Закон причинности

Мы вновь начинаем с вопрошания. Вопрошаем о том или об этом, есть ли оно и что оно есть. Однако мы вопрошаем не только о вещах или положениях вещей, которые всегда остаются одинаковыми, но и о многом в некоем мире постоянной перемены, о том, что возникает и исчезает, изменяется. Мы вопрошаем: почему это [есть] так? Каким образом это произошло? Благодаря чему оно стало [geworden], благодаря чему оно изменилось?

Мы предполагаем при этом, что все становление того, чего прежде не было, и все изменение действительности требует основания становления и изменения. Оно должно быть «причиненным» неким нечто, т. е. порожденным посредством действия. В таком вопрошании «почему?» или «благодаря чему?» мы предполагаем как соответствующее основание пояснения (ratio sufficiens) некую воздействующую причину, короче говоря – действующую причину (causa efficiens). Как говорится, «из ничего ничто не возникает». Мы всегда и везде предполагаем, что всякое становление должно иметь основание как «отчего становление» т. е. воздействующую причину.

К истории проблемы

Понимание необходимости основания для всего становления и всего изменения проявляется уже в греческой философии. Платон говорит: «Однако все возникающее должно иметь какую-то причину для своего возникновения, ибо возникнуть без причины совершенно невозможно» (Tim 28a). Аристотель еще более углубляется в основания того, что он называет «движением» (kinesis), понимая под таковым всякое изменение, а также возникновение вещей как осуществление возможности, что требует соответствующей воздействующей причины. Последняя выражается в основоположении: «Quid-quid movetur, ab alio movetur» (Phys VII, l, 242 в 21 и сл.). Если это не тавтология, то следует принять во внимание, что первое «movetur» подразумевается в медиальном смысле, второе – в страдательном смысле, следовательно, правильно переводится так: «Что бы ни двигалось (или ни находилось в движении), движимо другим».

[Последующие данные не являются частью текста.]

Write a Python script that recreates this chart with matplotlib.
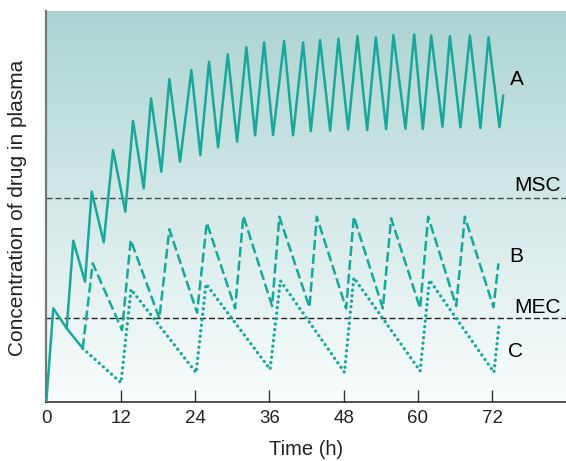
import numpy as np
import matplotlib
matplotlib.use('Agg')
import matplotlib.pyplot as plt
from matplotlib.colors import LinearSegmentedColormap

matplotlib.rcParams.update({'font.size': 14, 'font.family': 'Liberation Sans'})

###----------------------------------------------------------------------------
### values: time (h), concentration (% of axis height)
shared_t = [0.0, 1.13, 3.29, 5.88]
shared_c = [0.0, 23.96, 18.85, 13.73]

a_t = [3.29, 4.36, 6.25, 7.33, 9.27, 10.77, 12.76, 14.0, 15.73, 16.91,
       18.57, 19.87, 21.59, 23.42, 24.87, 26.28, 27.73, 29.3, 30.8, 32.3,
       33.71, 35.16, 36.61, 38.39, 39.84, 41.46, 42.7, 44.2, 45.82, 47.16,
       48.73, 50.23, 51.8, 53.2, 54.86, 56.04, 57.98, 59.39, 60.79, 62.13,
       63.96, 65.15, 66.86, 68.38, 70.09, 71.39, 73.16, 73.76]
a_c = [18.85, 41.25, 30.77, 53.79, 40.84, 64.45, 48.67, 71.87, 54.65, 77.67,
       58.9, 82.61, 61.46, 84.91, 63.17, 87.03, 65.14, 88.93, 66.57, 90.72,
       68.21, 92.0, 68.29, 92.33, 68.21, 92.0, 69.31, 92.58, 69.39, 92.92,
       69.74, 93.61, 69.57, 93.27, 69.82, 93.86, 69.9, 94.04, 69.82, 93.78,
       70.41, 93.61, 70.26, 93.78, 70.08, 93.27, 70.33, 78.34]

b_t = [5.88, 7.49, 12.23, 13.63, 18.25, 19.87, 24.34, 25.91, 30.48, 31.82,
       36.45, 37.63, 42.48, 43.67, 48.4, 49.65, 54.33, 55.67, 60.35, 61.65,
       66.17, 67.57, 72.19, 73.0]
b_c = [13.73, 35.47, 18.41, 41.43, 21.41, 44.17, 22.84, 45.86, 23.96, 47.57,
       24.55, 47.39, 24.22, 47.39, 23.96, 47.39, 23.96, 46.98, 23.96, 47.39,
       24.55, 47.39, 24.22, 35.47]

c_t = [5.88, 12.06, 13.68, 24.18, 25.79, 36.13, 37.79, 48.13, 49.65, 60.35,
       61.86, 72.26, 73.06]
c_c = [13.73, 4.94, 28.82, 7.49, 30.18, 8.36, 31.02, 7.6, 31.79, 7.93,
       31.2, 7.6, 19.26]

msc = 52.17
mec = 21.48

xticks = [0, 12, 24, 36, 48, 60, 72]
###----------------------------------------------------------------------------

teal = '#17a89a'
xmax = 83.9

fig = plt.figure(figsize=(5.66, 4.61), dpi=100)
ax = fig.add_axes([0.0818, 0.128, 1.0 - 0.0818, 0.976 - 0.128])

### background gradient, white at the bottom to teal at the top
cmap = LinearSegmentedColormap.from_list('bg', ['#fafdfd', '#acd4d2'])
grad = np.linspace(0, 1, 256).reshape(-1, 1)
ax.imshow(grad, extent=[0, xmax, 0, 100], origin='lower', aspect='auto',
          cmap=cmap, zorder=0)

### MSC / MEC lines
ax.axhline(msc, color='#4a4a4a', lw=1.0, dashes=(4.3, 2.2), zorder=1)
ax.axhline(mec, color='#222222', lw=1.0, dashes=(4.3, 2.2), zorder=1)

### curves
ax.plot(shared_t, shared_c, '-', color=teal, lw=1.8, zorder=3)
ax.plot(a_t, a_c, '-', color=teal, lw=1.8, zorder=3)
ax.plot(b_t, b_c, color=teal, lw=1.8, dashes=(4, 1.6), zorder=3)
ax.plot(c_t, c_c, color=teal, lw=2.4, dashes=(0.01, 1.65),
        dash_capstyle='round', zorder=3)

### labels on the right
ax.text(74.8, 81.07, 'A', fontsize=15, va='baseline')
ax.text(75.6, 54.04, 'MSC', fontsize=15, va='baseline')
ax.text(74.8, 35.73, 'B', fontsize=15, va='baseline')
ax.text(75.6, 22.69, 'MEC', fontsize=15, va='baseline')
ax.text(74.6, 11.59, 'C', fontsize=15, va='baseline')

ax.set_xlim(0, xmax)
ax.set_ylim(0, 100)
ax.set_xticks(xticks)
ax.set_xticklabels([str(x) for x in xticks], fontsize=13.5, color='#222222')
ax.set_yticks([])
ax.tick_params(axis='x', direction='in', length=8.6, width=1.0,
               color='#333333', pad=6)

ax.spines['top'].set_visible(False)
ax.spines['right'].set_visible(False)
ax.spines['left'].set_color('#777777')
ax.spines['left'].set_linewidth(1.6)
ax.spines['bottom'].set_color('#222222')
ax.spines['bottom'].set_linewidth(1.1)

ax.set_xlabel('Time (h)', fontsize=14.5, color='#222222', labelpad=9)
fig.text(0.031, 0.548, 'Concentration of drug in plasma', rotation=90,
         fontsize=15, color='#222222', ha='center', va='center')

fig.savefig('out.png', dpi=100)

Такое понимание осталось не без последствий. Оно воспринимается и уточняется, помимо прочих, у Фомы Аквинского. Последний понимает «движение» (motus) лишь как переход от потенции к акту (transitus de potentia ad actum), таким образом другие формы движения (например, простая перемена места), поскольку они не означают нового осуществления (актуирования), отсюда исключаются. Благодаря этому Фома Аквинский обретает принцип, который значим для всего становления контингентного сущего и потому становится основополагающим прежде всего для доказательства бытия Бога и в таком его значении входит в дальнейшую традицию.

В Новое время Лейбниц впервые формулирует «принцип достаточного основания» (principium rationis sufficientis, Monad. n. 32, ср. Theod. I, 44). Он понимает его не только в логическом, но и в онтологическом смысле, т. е. так, что все реально сущее требует некоего основания своего существования и своей сущности.